Raw data:
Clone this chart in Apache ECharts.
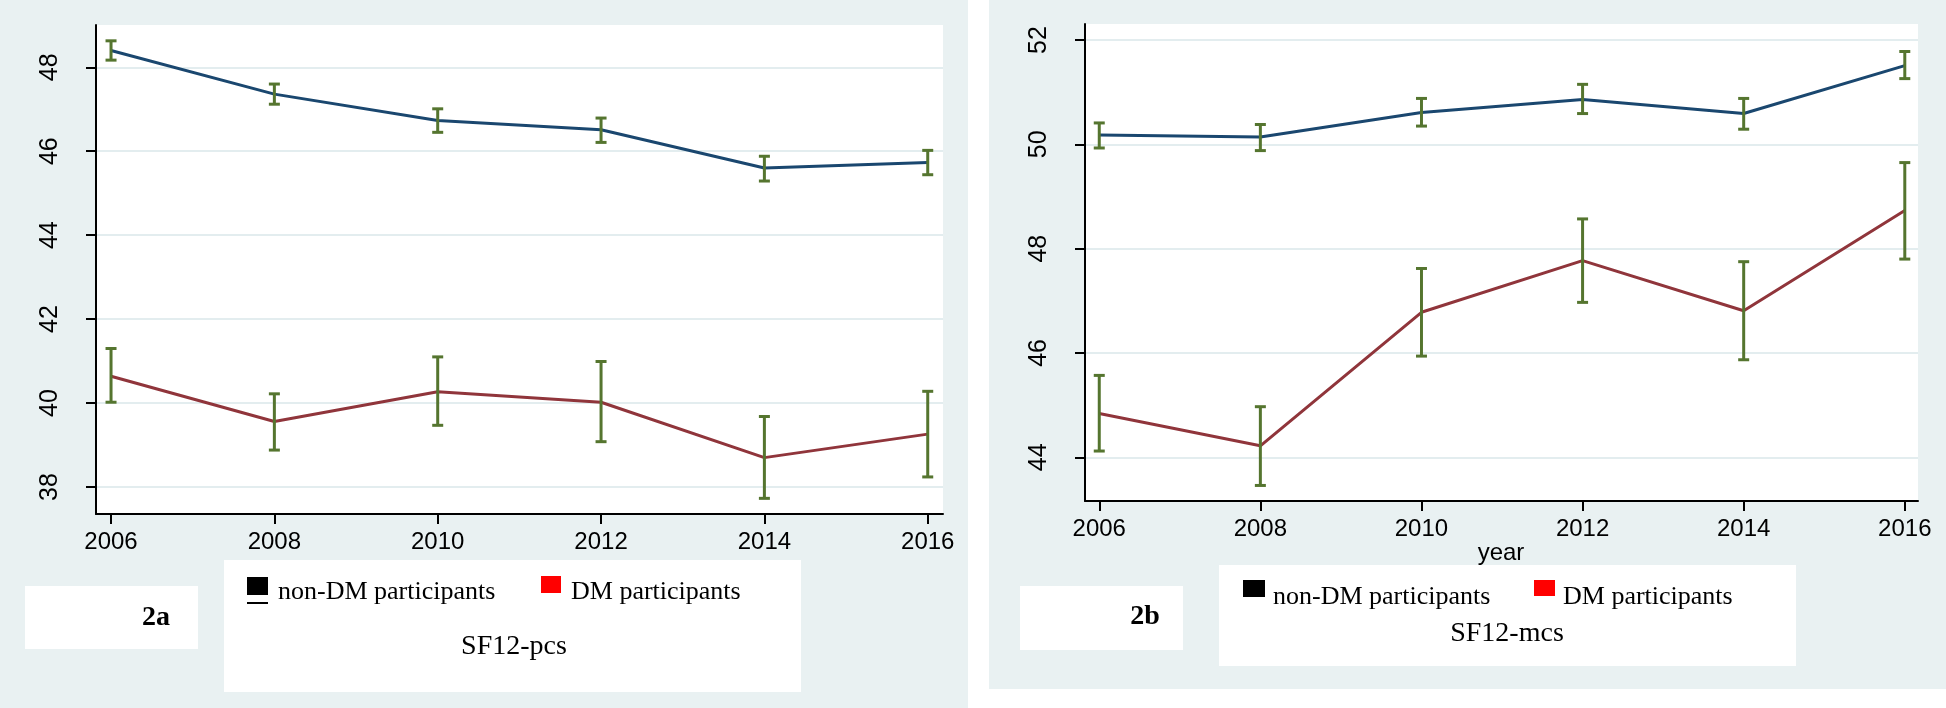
<!DOCTYPE html>
<html><head><meta charset="utf-8">
<script src="https://cdn.jsdelivr.net/npm/echarts@6/dist/echarts.min.js"></script>
<style>html,body{margin:0;padding:0;background:#fff}#c{width:1946px;height:708px}</style>
</head><body><div id="c"></div>
<script>
// ---- data ----
const years = [2006, 2008, 2010, 2012, 2014, 2016];
const yearTicks = [2006, 2008, 2010, 2012, 2014, 2016];
const pcsTicks = [38, 40, 42, 44, 46, 48];
const mcsTicks = [44, 46, 48, 50, 52];

const pcsNonDM   = [48.40, 47.36, 46.73, 46.51, 45.60, 45.73];
const pcsNonDMLo = [48.17, 47.12, 46.45, 46.21, 45.29, 45.44];
const pcsNonDMHi = [48.63, 47.60, 47.01, 46.79, 45.88, 46.02];
const pcsDM      = [40.64, 39.56, 40.27, 40.02, 38.70, 39.26];
const pcsDMLo    = [40.02, 38.88, 39.47, 39.08, 37.73, 38.24];
const pcsDMHi    = [41.30, 40.22, 41.10, 40.99, 39.68, 40.28];

const mcsNonDM   = [50.18, 50.14, 50.61, 50.86, 50.59, 51.51];
const mcsNonDMLo = [49.93, 49.88, 50.35, 50.59, 50.29, 51.26];
const mcsNonDMHi = [50.41, 50.38, 50.88, 51.15, 50.88, 51.78];
const mcsDM      = [44.84, 44.22, 46.78, 47.77, 46.81, 48.73];
const mcsDMLo    = [44.12, 43.46, 45.94, 46.97, 45.87, 47.80];
const mcsDMHi    = [45.57, 44.97, 47.62, 48.57, 47.75, 49.65];

const legendNames = ['non-DM participants', 'DM participants'];
const panelTitles = ['SF12-pcs', 'SF12-mcs'];
const panelTags = ['2a', '2b'];
const xTitle = 'year';

// ---- styling ----
const BLUE = '#1a476f', RED = '#90353b', GREEN = '#55752f';
const BG = '#e9f1f2', GRIDC = '#e3edef';
const SANS = '"Liberation Sans", Arial, sans-serif';
const SERIF = '"Liberation Serif", "Times New Roman", serif';

const pair = (xs, ys) => xs.map((x, i) => [x, ys[i]]);
const triple = (xs, lo, hi) => xs.map((x, i) => [x, lo[i], hi[i]]);

function errSeries(idx, data) {
  return {
    type: 'custom', xAxisIndex: idx, yAxisIndex: idx, z: 5, silent: true,
    data: data,
    renderItem: function (params, api) {
      const x = api.value(0);
      const lo = api.coord([x, api.value(1)]);
      const hi = api.coord([x, api.value(2)]);
      const w = 5.5;
      const st = { stroke: GREEN, lineWidth: 3, fill: null };
      return {
        type: 'group',
        children: [
          { type: 'line', shape: { x1: lo[0], y1: lo[1], x2: hi[0], y2: hi[1] }, style: st },
          { type: 'line', shape: { x1: lo[0] - w, y1: lo[1], x2: lo[0] + w, y2: lo[1] }, style: st },
          { type: 'line', shape: { x1: hi[0] - w, y1: hi[1], x2: hi[0] + w, y2: hi[1] }, style: st }
        ]
      };
    }
  };
}
function lineSeries(idx, name, data, color) {
  return {
    type: 'line', name: name, xAxisIndex: idx, yAxisIndex: idx, data: data,
    showSymbol: false, symbol: 'none', z: 3, silent: true,
    lineStyle: { color: color, width: 3 }
  };
}
function xAxisOpt(idx, min, max) {
  return {
    type: 'value', gridIndex: idx, min: min, max: max,
    axisLine: { show: true, lineStyle: { color: '#000', width: 2 } },
    axisTick: { show: true, length: 10, lineStyle: { color: '#000', width: 2 }, customValues: yearTicks },
    axisLabel: { customValues: yearTicks, formatter: v => String(Math.round(v)), fontSize: 24, color: '#000', fontFamily: SANS, margin: 16 },
    splitLine: { show: false }
  };
}
function yAxisOpt(idx, min, max, ticks) {
  return {
    type: 'value', gridIndex: idx, min: min, max: max,
    axisLine: { show: true, lineStyle: { color: '#000', width: 2 } },
    axisTick: { show: true, length: 10, lineStyle: { color: '#000', width: 2 }, customValues: ticks },
    axisLabel: { customValues: ticks, formatter: v => String(Math.round(v)), fontSize: 25, color: '#000', fontFamily: SANS, rotate: 90, margin: 33 },
    splitLine: { show: true, lineStyle: { color: GRIDC, width: 2 } }
  };
}

const graphics = [
  // panel backgrounds
  { type: 'rect', z: -10, shape: { x: 0, y: 0, width: 968, height: 708 }, style: { fill: BG } },
  { type: 'rect', z: -10, shape: { x: 989, y: 0, width: 957, height: 689 }, style: { fill: BG } },
  // left legend area
  { type: 'rect', z: 10, shape: { x: 224, y: 560, width: 577, height: 132 }, style: { fill: '#fff' } },
  { type: 'rect', z: 10, shape: { x: 25, y: 586, width: 173, height: 63 }, style: { fill: '#fff' } },
  { type: 'rect', z: 11, shape: { x: 247, y: 577, width: 21, height: 18 }, style: { fill: '#000' } },
  { type: 'rect', z: 11, shape: { x: 247, y: 602, width: 21, height: 2 }, style: { fill: '#000' } },
  { type: 'text', z: 11, x: 278, y: 592, style: { text: legendNames[0], font: '26px ' + SERIF, fill: '#000', verticalAlign: 'middle' } },
  { type: 'rect', z: 11, shape: { x: 541, y: 576, width: 20, height: 17 }, style: { fill: '#ff0000' } },
  { type: 'text', z: 11, x: 571, y: 592, style: { text: legendNames[1], font: '26px ' + SERIF, fill: '#000', verticalAlign: 'middle' } },
  { type: 'text', z: 11, x: 514, y: 647, style: { text: panelTitles[0], font: '28px ' + SERIF, fill: '#000', align: 'center', verticalAlign: 'middle' } },
  { type: 'text', z: 11, x: 156, y: 618, style: { text: panelTags[0], font: 'bold 28px ' + SERIF, fill: '#000', align: 'center', verticalAlign: 'middle' } },
  // right legend area
  { type: 'text', z: 11, x: 1501, y: 553, style: { text: xTitle, font: '24px ' + SANS, fill: '#000', align: 'center', verticalAlign: 'middle' } },
  { type: 'rect', z: 10, shape: { x: 1219, y: 565, width: 577, height: 101 }, style: { fill: '#fff' } },
  { type: 'rect', z: 10, shape: { x: 1020, y: 586, width: 163, height: 64 }, style: { fill: '#fff' } },
  { type: 'rect', z: 11, shape: { x: 1243, y: 580, width: 22, height: 17 }, style: { fill: '#000' } },
  { type: 'text', z: 11, x: 1273, y: 597, style: { text: legendNames[0], font: '26px ' + SERIF, fill: '#000', verticalAlign: 'middle' } },
  { type: 'rect', z: 11, shape: { x: 1534, y: 580, width: 21, height: 16 }, style: { fill: '#ff0000' } },
  { type: 'text', z: 11, x: 1563, y: 597, style: { text: legendNames[1], font: '26px ' + SERIF, fill: '#000', verticalAlign: 'middle' } },
  { type: 'text', z: 11, x: 1507, y: 634, style: { text: panelTitles[1], font: '28px ' + SERIF, fill: '#000', align: 'center', verticalAlign: 'middle' } },
  { type: 'text', z: 11, x: 1145, y: 617, style: { text: panelTags[1], font: 'bold 28px ' + SERIF, fill: '#000', align: 'center', verticalAlign: 'middle' } }
];

const option = {
  backgroundColor: '#fff',
  animation: false,
  graphic: { elements: graphics },
  grid: [
    { left: 96, top: 25, width: 847, height: 489, show: true, backgroundColor: '#fff', borderWidth: 0 },
    { left: 1085, top: 24, width: 833, height: 477, show: true, backgroundColor: '#fff', borderWidth: 0 }
  ],
  xAxis: [ xAxisOpt(0, 2005.816, 2016.187), xAxisOpt(1, 2005.823, 2016.164) ],
  yAxis: [ yAxisOpt(0, 37.357, 49.007, pcsTicks), yAxisOpt(1, 43.162, 52.307, mcsTicks) ],
  series: [
    lineSeries(0, legendNames[0], pair(years, pcsNonDM), BLUE),
    lineSeries(0, legendNames[1], pair(years, pcsDM), RED),
    errSeries(0, triple(years, pcsNonDMLo, pcsNonDMHi)),
    errSeries(0, triple(years, pcsDMLo, pcsDMHi)),
    lineSeries(1, legendNames[0], pair(years, mcsNonDM), BLUE),
    lineSeries(1, legendNames[1], pair(years, mcsDM), RED),
    errSeries(1, triple(years, mcsNonDMLo, mcsNonDMHi)),
    errSeries(1, triple(years, mcsDMLo, mcsDMHi))
  ]
};
const chart = echarts.init(document.getElementById('c'));
chart.setOption(option);
</script>
</body></html>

Problem to work on: Repeat the listing above up to and including the line with "const mcsTicks = [44, 46, 48, 50, 52];", starting from its first line. Drop any pictures.

Response:
Clone this chart in Apache ECharts.
<!DOCTYPE html>
<html><head><meta charset="utf-8">
<script src="https://cdn.jsdelivr.net/npm/echarts@6/dist/echarts.min.js"></script>
<style>html,body{margin:0;padding:0;background:#fff}#c{width:1946px;height:708px}</style>
</head><body><div id="c"></div>
<script>
// ---- data ----
const years = [2006, 2008, 2010, 2012, 2014, 2016];
const yearTicks = [2006, 2008, 2010, 2012, 2014, 2016];
const pcsTicks = [38, 40, 42, 44, 46, 48];
const mcsTicks = [44, 46, 48, 50, 52];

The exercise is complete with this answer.